Flats
Several months ago, I moved house. I should say now, that main reason for doing this was to move in with the other half; I only mention this because she was irritated that she got so few mentions when I was talking about our holiday. My explanation was this blog is called "An exercise in irrelevance" because it has nothing important in it and that she has her own blog so why should she want to appear on mine. Impeccable logic I thought; she didn’t.
Anyway, coming back from the social melodrama, a few months ago, we moved house. It’s quite a nice place; it’s unfurnished so has required a lot of work buying furniture, screwing it to together and standing it upright (having, of course, carefully hoovered underneath first). Although it’s left me tired and drained, I’ve enjoyed it. The flat, however, it turning out to be a bit of a disaster.
The letting agents, Countrywide Residential, have been fairly poor from the start. Obviously, this is all my misunderstanding, and is not what happened at all, but they appeared to phone me up the day before the lease at 4pm, say we were required to have contents insurance and then offer to sell us the same for 3 time the market average. My mistake, but it appeared to be a filibuster. Obviously, this is not what they did say, because the lease does not require insurance; probably, they were just trying to be kind and help us with some organising. No doubt, their deal was different from the ones we found on the internet and were no way comparable, hence the price.
We’ve now had the plumbers out three times to the heating system; once because the timer has broken, once because it was leaking and now, it’s no longer leaking but it ain’t working either. So, no hot water. Not too much of a disaster for me as I am going to Stockholm for a conference, but a pain for my other half (two mentions in one post!).

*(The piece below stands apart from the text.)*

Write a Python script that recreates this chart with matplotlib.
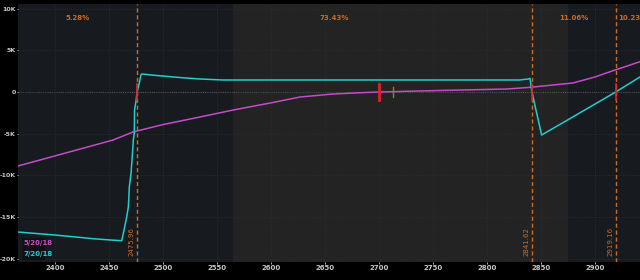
import matplotlib
matplotlib.use("Agg")
from matplotlib import pyplot as plt
import matplotlib.transforms as mtransforms
from matplotlib import font_manager

# expiration curve (7/20/18), P/L in dollars
exp_x = [2365.7, 2400, 2426, 2435, 2451, 2461.8, 2463.9, 2466.4, 2467.9, 2468.8,
         2470.4, 2471.9, 2472.5, 2473.4, 2473.6, 2475.1, 2475.96, 2478.2, 2479.6,
         2480.3, 2492, 2518, 2534, 2555, 2700, 2830, 2838.2, 2839.8, 2841.62,
         2850.6, 2880, 2919.16, 2941.7]
exp_y = [-16770, -17130, -17450, -17570, -17720, -17810, -16530, -14930, -13740, -11340,
         -9740, -6950, -5750, -4910, -2160, -1000, 0, 1200, 2040,
         2160, 2000, 1710, 1560, 1440, 1440, 1440, 1550, 1640, 0,
         -5150, -2950, 0, 1800]

# T+0 curve (5/20/18)
t0_x = [2365.7, 2410, 2453.7, 2472.2, 2500, 2534.3, 2564.8, 2600, 2626.9, 2657.4,
        2680, 2700, 2756.5, 2818.5, 2839.8, 2879.6, 2900, 2918.5, 2941.7]
t0_y = [-8860, -7300, -5750, -4790, -3900, -2990, -2160, -1300, -600, -240,
        -100, 0, 180, 360, 560, 1080, 1800, 2630, 3630]

breakevens = [2475.96, 2841.62, 2919.16]
price_now = 2700
# probability zones
zone_edges = [2365.7, 2475.96, 2841.62, 2919.16, 2951]
zone_pcts = ["5.28%", "73.43%", "11.06%", "10.23%"]
# shaded background band
band_lo, band_hi = 2565, 2875

yticks = [10000, 5000, 0, -5000, -10000, -15000, -20000]
ylabels = ["10K", "5K", "0", "-5K", "-10K", "-15K", "-20K"]
xticks = list(range(2400, 2901, 50))

cyan = "#1fcfcf"
magenta = "#c64bc9"
orange = "#cf6a1e"
tick_col = "#c8c8c8"

names = {f.name for f in font_manager.fontManager.ttflist}
fam = "Liberation Sans Narrow" if "Liberation Sans Narrow" in names else "DejaVu Sans"
plt.rcParams["font.family"] = [fam, "DejaVu Sans"]
fs = 6 if fam != "DejaVu Sans" else 5

fig = plt.figure(figsize=(6.4, 2.8), dpi=100, facecolor="black")
ax = fig.add_axes([18 / 640, 18 / 280, 622 / 640, 258 / 280])
ax.set_facecolor("#171b1f")
ax.set_xlim(2365.7, 2941.7)
ax.set_ylim(-20360, 10540)

ax.axvspan(band_lo, band_hi, color="#232323", zorder=0, lw=0)
ax.grid(True, color="#2e2e2e", linestyle=":", linewidth=0.6, zorder=0.5)
ax.axhline(0, color="#5a5a5a", linestyle=(0, (1, 1)), linewidth=0.8, zorder=1)

for be in breakevens:
    ax.axvline(be, color=orange, linestyle=(0, (3, 2)), linewidth=1, zorder=2)

ax.plot(t0_x, t0_y, color=magenta, linewidth=1.1, zorder=3)
ax.plot(exp_x, exp_y, color=cyan, linewidth=1.1, zorder=4)

# breakeven / current price markers
for be in breakevens:
    ax.plot([be, be], [-1000, 1000], color="#e0202a", linewidth=1.2, zorder=5)
ax.plot([price_now, price_now], [-960, 960], color="#e0202a", linewidth=2, zorder=5)
ax.plot([price_now + 13.2, price_now + 13.2], [-600, 600], color="#8c7a40", linewidth=1, zorder=5)

trans = mtransforms.blended_transform_factory(ax.transData, ax.transAxes)
for i, pct in enumerate(zone_pcts):
    cx = (zone_edges[i] + zone_edges[i + 1]) / 2
    ax.text(cx, 0.946, pct, color=orange, fontsize=fs, fontweight="bold",
            ha="center", va="center", transform=trans, clip_on=False)

for be in breakevens:
    ax.text(be - 2.2, 0.022, "%.2f" % be, color=orange, fontsize=fs, rotation=90,
            ha="right", va="bottom", transform=trans)

# legend box
ax.add_patch(plt.Rectangle((0.0064, 0.008), 0.037, 0.085, transform=ax.transAxes,
                           facecolor="#0f1113", edgecolor="none", zorder=6))
ax.text(0.009, 0.073, "5/20/18", color=magenta, fontsize=fs, fontweight="bold",
        transform=ax.transAxes, va="center", ha="left", zorder=7)
ax.text(0.009, 0.030, "7/20/18", color=cyan, fontsize=fs, fontweight="bold",
        transform=ax.transAxes, va="center", ha="left", zorder=7)

ax.set_yticks(yticks)
ax.set_yticklabels(ylabels)
ax.set_xticks(xticks)
ax.tick_params(axis="x", colors=tick_col, labelsize=fs, length=1.5, width=0.6, pad=1)
ax.tick_params(axis="y", colors=tick_col, labelsize=fs - 0.5, length=1, width=0.6, pad=0.8)
for lbl in ax.get_xticklabels() + ax.get_yticklabels():
    lbl.set_fontweight("bold")
for s in ax.spines.values():
    s.set_visible(False)

fig.savefig("out.png", dpi=100, facecolor="black")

Still, this seems to be getting sorted now. But we got home last night to find that the Royal Bank of Scotland (my bank incidentally) is taking the landlord to court for repossession. For foreign readers of this blog of whom there are none, in most sane countries tenants have pretty strong rights; if you pay the rent, you stay in the property. In the UK, we have very few rights; you can get kicked out for little reason. One of the few rights we do have is an initial 6 month rental period; in that time, it’s hard to get rid of a tenant. Unless the landlord doesn’t pay his mortgage and gets repossessed. Under these circumstances, you are out. So, potentially in a months time, having not quite moved in yet, we’ll be putting everything into boxes and moving again; in the middle of teaching term also.
As a society, I think that we have to learn that rising house prices does not constitute a boom and that falling house prices a recession. Both of them are a disaster. Steady, reasonably priced, affordable houses are the only way forward. It’s about time that we grew up from our free market childishness and realised that a house is not an investment, it’s something to live in.
For us, the worst case outcome is not a disaster; it’s an inconvienience, a cost and a lot of hassle, so I’m not depressed, just irritated. I know for many others, the situation is much, much worse.